I am creating a BitSet with a fixed number of bits. In this case the length of my String holding the binary representation is 508 characters long.
So I create BitSet the following way:
BitSet bs = new BitSet(binary.length());
// binary.length() = 508
But looking at the size of bs I always get a size of 512. I can see that there are always 4 Bits with value of 0 appended at the end.
Maybe there is some misunderstanding of the following documentation:
BitSet(int nbits)
Creates a bit set whose initial size is large enough to explicitly represent bits with indices in the range 0 through nbits-1.
Is it that BitSet always enhances its size so that its size is powers of 2 or why is it larger?
The number of bits in the constructor is a sizing hint, not a limit on the number of bits allowed. The size() of a Bitset is effectively its current capacity, though the specification is rather more rubbery than that.

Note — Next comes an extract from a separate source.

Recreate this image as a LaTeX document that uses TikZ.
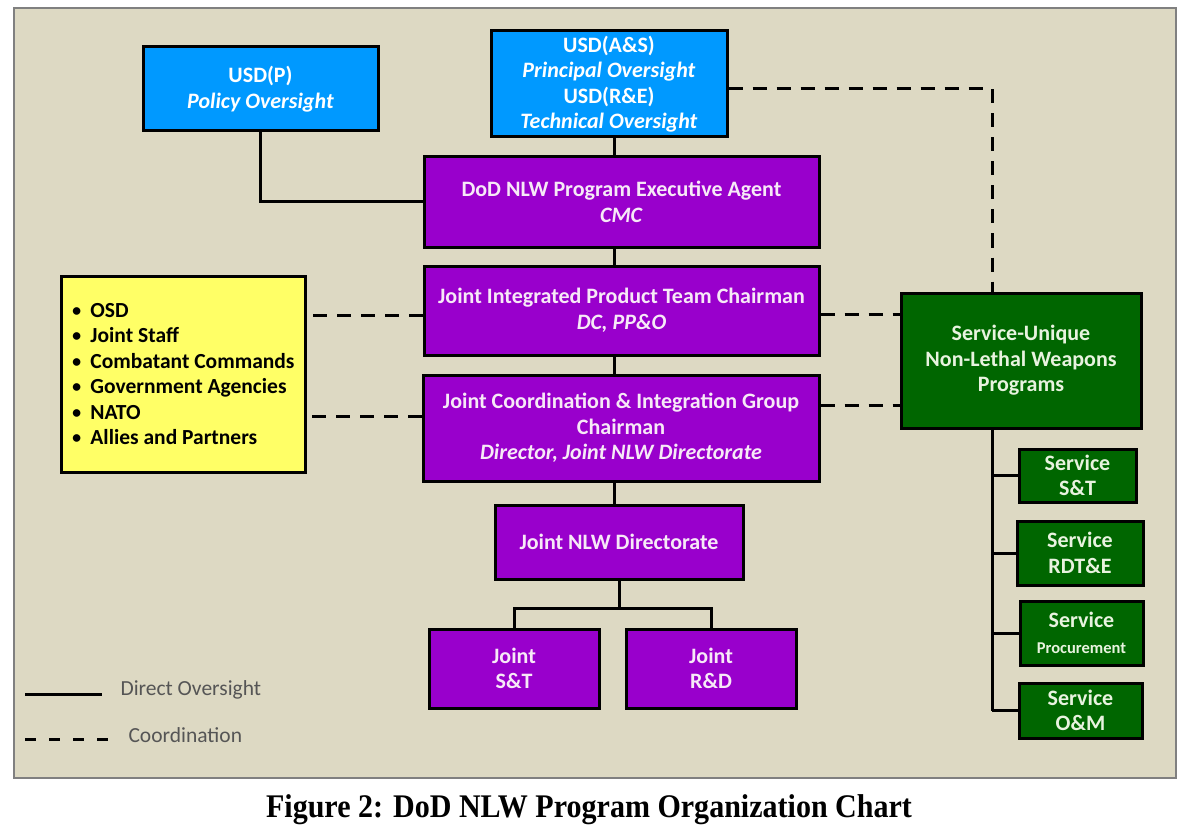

So I can't rely on the size if I get passed another bitset? There may also be some bits appended or it can be longer than "expected" ?
Correct, and yes.
If you want the logical size (i.e. the highest bit index that is set) use the length() method, not the size() method.
If length() gives me the highest bit set, this can't help in every situation. Because "my" highest bit on position 508 can also be 0.

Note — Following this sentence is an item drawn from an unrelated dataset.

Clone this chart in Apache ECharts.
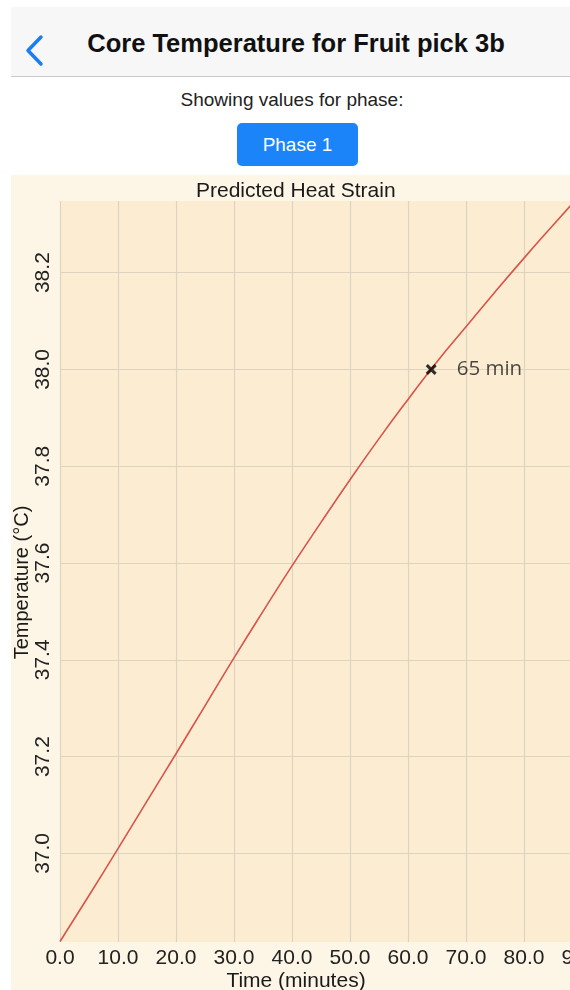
<!DOCTYPE html>
<html>
<head>
<meta charset="utf-8">
<script src="https://cdn.jsdelivr.net/npm/echarts@6/dist/echarts.min.js"></script>
<style>
  html, body { margin: 0; padding: 0; width: 570px; height: 990px; background: #ffffff; overflow: hidden; font-family: "Liberation Sans", Arial, sans-serif; }
  #header { position: absolute; left: 11px; top: 7px; width: 559px; height: 69px; background: #f7f7f7; border-bottom: 1px solid #c9c9c9; }
  #back { position: absolute; left: 14px; top: 22px; }
  #htitle { position: absolute; left: 0; width: 570px; top: 29px; text-align: center; font-size: 25.5px; font-weight: bold; color: #111; padding-left: 22px; box-sizing: border-box; }
  #showing { position: absolute; left: 0; width: 570px; top: 89px; text-align: center; font-size: 19px; color: #222; padding-left: 14px; box-sizing: border-box; }
  #btn { position: absolute; left: 237px; top: 123px; width: 121px; height: 43px; background: #1a84f8; border-radius: 5px; color: #fff; font-size: 19px; line-height: 43px; text-align: center; }
  #chart { position: absolute; left: 11px; top: 175px; width: 559px; height: 815px; background: #fdf5e6; }
</style>
</head>
<body>
<div id="header">
  <svg id="back" width="30" height="40"><polyline points="16,8 3,21.5 16,35" fill="none" stroke="#1a7df5" stroke-width="3.5" stroke-linecap="round" stroke-linejoin="round"/></svg>
</div>
<div id="htitle">Core Temperature for Fruit pick 3b</div>
<div id="showing">Showing values for phase:</div>
<div id="btn">Phase 1</div>
<div id="chart"></div>
<script>
// ---- data ----
const timeMinutes = [0, 5, 10, 15, 20, 25, 30, 35, 40, 45, 50, 55, 60, 65, 70, 75, 80, 85, 90];
const coreTemp = [36.818, 36.913, 37.010, 37.108, 37.206, 37.305, 37.404, 37.500, 37.594, 37.684, 37.772, 37.857, 37.938, 38.016, 38.088, 38.160, 38.230, 38.298, 38.365];
const xTicks = [0, 10, 20, 30, 40, 50, 60, 70, 80, 90];
const yTicks = [37.0, 37.2, 37.4, 37.6, 37.8, 38.0, 38.2];
const markerPoint = [64, 38.0];
const markerLabel = '65 min';
const chartTitle = 'Predicted Heat Strain';
const xName = 'Time (minutes)';
const yName = 'Temperature (°C)';

const chart = echarts.init(document.getElementById('chart'), null, { renderer: 'canvas' });
const lineData = timeMinutes.map((t, i) => [t, coreTemp[i]]);
const cross = 'path://M2,0 L5,3 L8,0 L10,2 L7,5 L10,8 L8,10 L5,7 L2,10 L0,8 L3,5 L0,2 Z';

chart.setOption({
  animation: false,
  backgroundColor: '#fdf5e6',
  textStyle: { fontFamily: 'Liberation Sans, Arial, sans-serif' },
  graphic: [{
    type: 'text', left: 285 - 100, top: 6,
    style: { text: chartTitle, x: 0, y: 0, fill: '#1a1a1a', font: '21px "Liberation Sans", Arial, sans-serif', width: 200, align: 'center' }
  }],
  grid: { left: 49, top: 26, width: 522, height: 741, show: true, backgroundColor: '#fcedd2', borderWidth: 0, outerBoundsMode: 'none', containLabel: false },
  xAxis: {
    type: 'value', min: 0, max: 90,
    name: xName, nameLocation: 'middle', nameGap: 29, nameMoveOverlap: false,
    nameTextStyle: { fontSize: 21, color: '#1a1a1a', padding: [0, 50, 0, 0] },
    axisLine: { show: false }, axisTick: { show: false, customValues: xTicks },
    axisLabel: { customValues: xTicks, fontSize: 21, color: '#222', margin: 6, formatter: v => v.toFixed(1) },
    splitLine: { show: true, lineStyle: { color: '#dcd3c0', width: 1.2 } }
  },
  yAxis: {
    type: 'value', min: 36.817, max: 38.348,
    name: yName, nameLocation: 'middle', nameGap: 28, nameRotate: 90, nameMoveOverlap: false,
    nameTextStyle: { fontSize: 20, color: '#1a1a1a', padding: [0, 22, 0, 0] },
    axisLine: { show: false }, axisTick: { show: false, customValues: yTicks },
    axisLabel: { customValues: yTicks, fontSize: 21, color: '#222', margin: 6, rotate: 90, formatter: v => v.toFixed(1) },
    splitLine: { show: true, lineStyle: { color: '#dcd3c0', width: 1.2 } }
  },
  series: [{
    type: 'line', data: lineData, smooth: true, showSymbol: false, clip: true,
    lineStyle: { color: '#d9534a', width: 1.6 }, itemStyle: { color: '#d9534a' }, z: 2
  }, {
    type: 'scatter', data: [markerPoint], symbol: cross, symbolSize: 11,
    itemStyle: { color: '#000' }, z: 3,
    label: { show: true, position: 'right', distance: 20, formatter: markerLabel, fontSize: 20.5, color: '#1a1a1a', fontFamily: 'Open Sans' }
  }]
});
</script>
</body>
</html>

In this case "set" means "set to 1 / true". So if your highest bit (at position 508) is a zero, the length() will be less than 508. I'm not sure if that will help. But if you have a concept of a highest bit position that is defined then you need to represent that position as a separate value.
A Bitset is actually modelled as a potentially infinite array of bits which is default initialized to all zeros. (That's why there is no "flip the entire Bitset" operation. It would use a huge amount of storage.)